IL DISVELAMENTO DI BONAFEDE
Alfonso Bonafede, unico ministro fiorentino (ancorché d’adozione) del governo Conte è rimasto vittima di se stesso. Domenica scorsa, su La7, è andato in onda un imbarazzante scambio fra lui e il magistrato Nino Di Matteo, consanguineo culturale del guardasigilli.
Il pm Di Matteo, membro del Csm, ha detto che nel 2018 Bonafede gli aveva offerto di dirigere il Dap, il Dipartimento dell’amministrazione penitenziaria; offerta che sarebbe poi decaduta dopo la reazione di alcuni boss detenuti al 41 bis, intercettati, preoccupati per la nomina di Di Matteo a capo delle carceri. L’incarico poi, come noto, è andato a Francesco Basentini, che si è dimesso nei giorni scorsi (in ritardo di due mesi e probabilmente per i motivi sbagliati, ma questo è un altro discorso e un’altra storia).

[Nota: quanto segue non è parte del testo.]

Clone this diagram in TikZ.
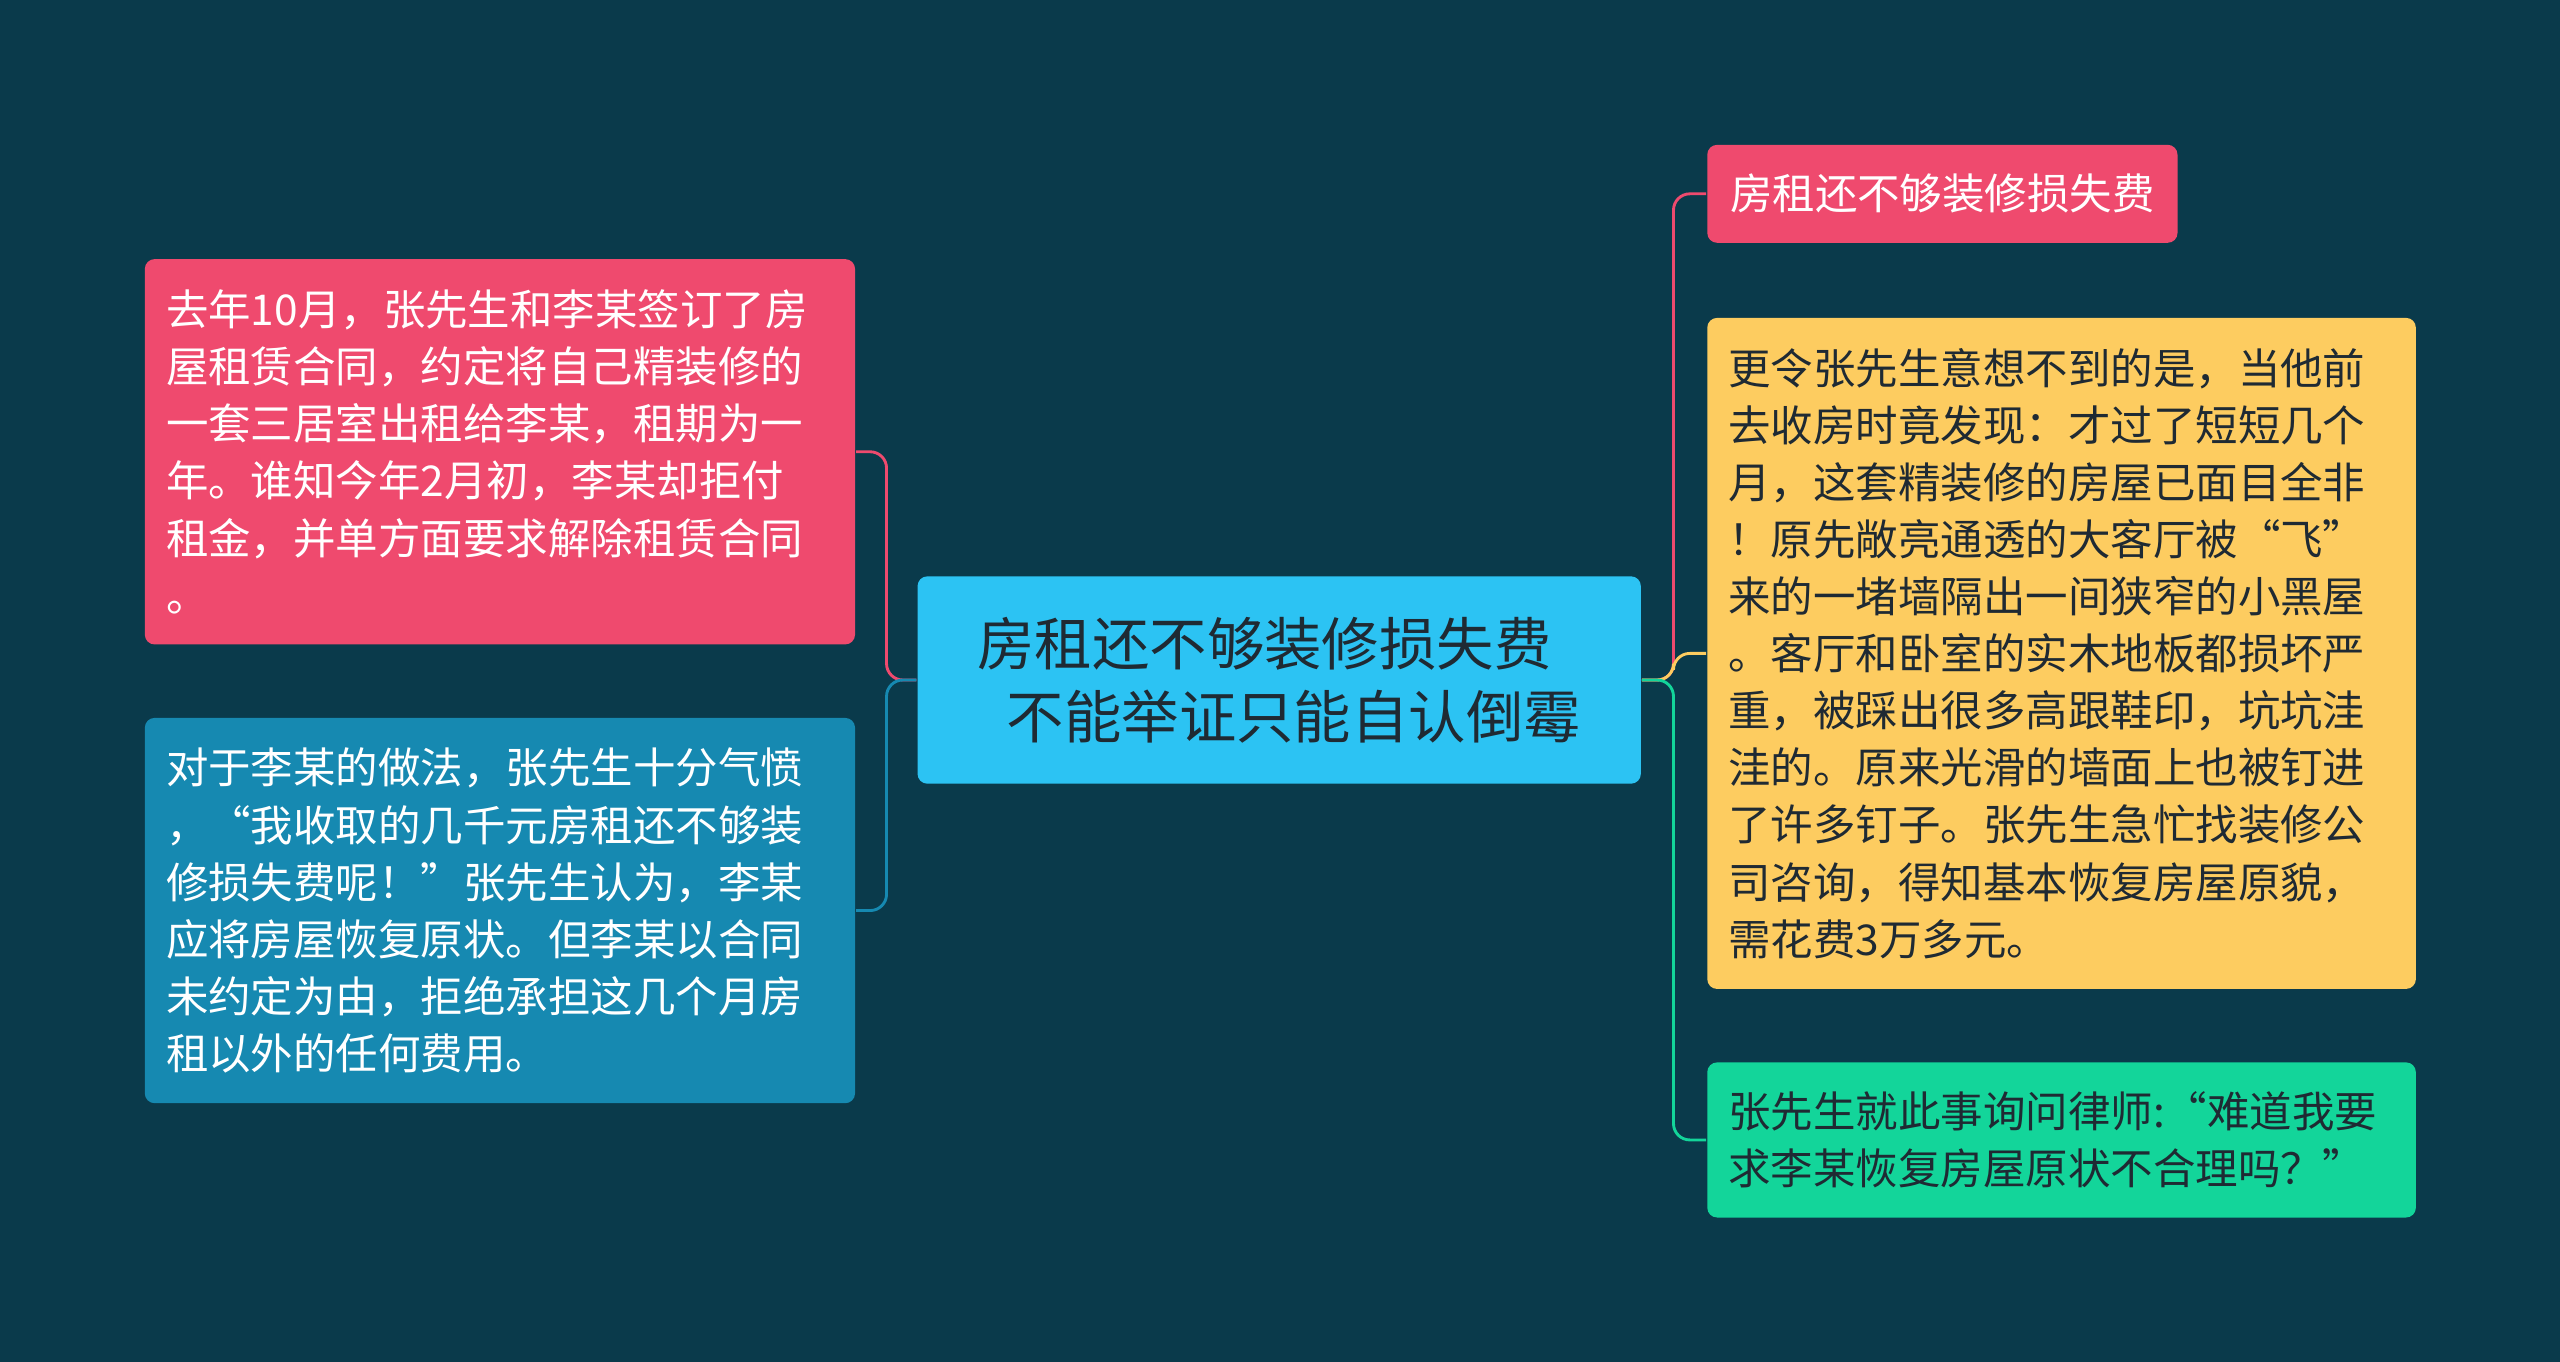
\documentclass[tikz,border=0pt]{standalone}
\usepackage{fontspec}
\setmainfont{Noto Sans CJK SC}
\usetikzlibrary{positioning}
\definecolor{bgc}{HTML}{0A3A4B}
\definecolor{redc}{HTML}{EF4A6E}
\definecolor{bluec}{HTML}{1689B1}
\definecolor{skyc}{HTML}{2CC3F3}
\definecolor{yelc}{HTML}{FDCC60}
\definecolor{grnc}{HTML}{13D59A}
\definecolor{inkc}{HTML}{1F2A33}
\tikzset{
  leaf/.style={rounded corners=0.6mm, inner sep=0.13cm, align=left,
    font=\fontsize{7.4}{9.95}\selectfont, anchor=north west},
  link/.style={line width=0.5pt, rounded corners=1mm}
}
\begin{document}
\begin{tikzpicture}
  \fill[bgc] (0,0) rectangle (15.68,-8.34);
  \useasboundingbox (0,0) rectangle (15.68,-8.34);

  % centre topic
  \node[fill=skyc, rounded corners=0.6mm, minimum width=4.43cm, minimum height=1.27cm,
    align=left, text=inkc, font=\fontsize{10}{12.8}\selectfont] (root) at (7.835,-4.165)
    {房租还不够装修损失费\\\hspace{0.18cm}不能举证只能自认倒霉};

  % left side
  \node[leaf, fill=redc, text=white, text width=4.09cm, minimum height=2.36cm] (fact)
    at (0.88,-1.58)
    {去年10月，张先生和李某签订了房\\屋租赁合同，约定将自己精装修的\\一套三居室出租给李某，租期为一\\年。谁知今年2月初，李某却拒付\\租金，并单方面要求解除租赁合同\\。};
  \node[leaf, fill=bluec, text=white, text width=4.09cm, minimum height=2.36cm] (angry)
    at (0.88,-4.39)
    {对于李某的做法，张先生十分气愤\\，“我收取的几千元房租还不够装\\修损失费呢！”张先生认为，李某\\应将房屋恢复原状。但李某以合同\\未约定为由，拒绝承担这几个月房\\租以外的任何费用。};

  % right side
  \node[leaf, fill=redc, text=white, minimum width=2.88cm, minimum height=0.6cm,
    inner sep=0.12cm] (title) at (10.45,-0.88) {房租还不够装修损失费};
  \node[leaf, fill=yelc, text=inkc, text width=4.08cm, minimum height=4.11cm] (damage)
    at (10.45,-1.94)
    {更令张先生意想不到的是，当他前\\去收房时竟发现：才过了短短几个\\月，这套精装修的房屋已面目全非\\！原先敞亮通透的大客厅被“飞”\\来的一堵墙隔出一间狭窄的小黑屋\\。客厅和卧室的实木地板都损坏严\\重，被踩出很多高跟鞋印，坑坑洼\\洼的。原来光滑的墙面上也被钉进\\了许多钉子。张先生急忙找装修公\\司咨询，得知基本恢复房屋原貌，\\需花费3万多元。};
  \node[leaf, fill=grnc, text=inkc, text width=4.08cm, minimum height=0.95cm] (ask)
    at (10.45,-6.5)
    {张先生就此事询问律师:“难道我要\\求李某恢复房屋原状不合理吗？”};

  % connectors
  \draw[link, redc] (root.west) -- (5.43,-4.165) |- (fact.east);
  \draw[link, bluec] (root.west) -- (5.43,-4.165) |- (angry.east);
  \draw[link, redc] (root.east) -- (10.25,-4.165) |- (title.west);
  \draw[link, yelc] (root.east) -- (10.25,-4.165) |- (damage.west);
  \draw[link, grnc] (root.east) -- (10.25,-4.165) |- (ask.west);
\end{tikzpicture}
\end{document}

Alla telefonata di Di Matteo ha fatto seguito quella di uno stupefatto, diciamo così, Bonafede, che ha provato a impapocchiare qualcosa, prima stilando l’elenco dei suoi presunti risultati alla guida del ministero della Giustizia, poi balbettando di fronte a una semplice domanda: è vero o no quello che dice Di Matteo?
Insomma, Bonafede è diventato il bersaglio del metodo che gli ha consentito di prosperare politicamente per anni e di diventare quello che è: uno degli esponenti di spicco del M5s, con una influenza notevole sulle scelte dei grillini, nonché il ministro della Giustizia, dicastero fra i più autorevoli del governo. Non dimentichiamo che se abbiamo Beppe Conte presidente del Consiglio, è merito di Bonafede, visto che a suo tempo lo aveva suggerito lui. Stesso discorso per Luca Lanzalone, avvocato, già presidente di Acea dopo essersi occupato a Livorno di Aamps, partecipata del Comune. Il ministro della Giustizia, nostro malgrado, è qualcosa di più di un semplice passante della Storia. Ma la telefonata di domenica dimostra una cosa a chi aveva ancora dei dubbi (e non è detto che siano pochi): c’è una «classe dirigente» cresciuta sotto una campana protettrice, gente abituata a concionare senza contraddittorio. Una «classe dirigente» che alla minima pressione o difficoltà va in tilt, balbetta,non sa come contrastare chi usa a sua volta l’arma delle accuse con alta audience. Il problema, evidentemente inesplorato per i Bonafede (sono vari e non sono soltanto nel M5s, ce ne sono anche nel centrosinistra), è che in politica arriva sempre, prima o poi, il momento del disvelamento. È toccato a tutti, rottamatori e sfascisti.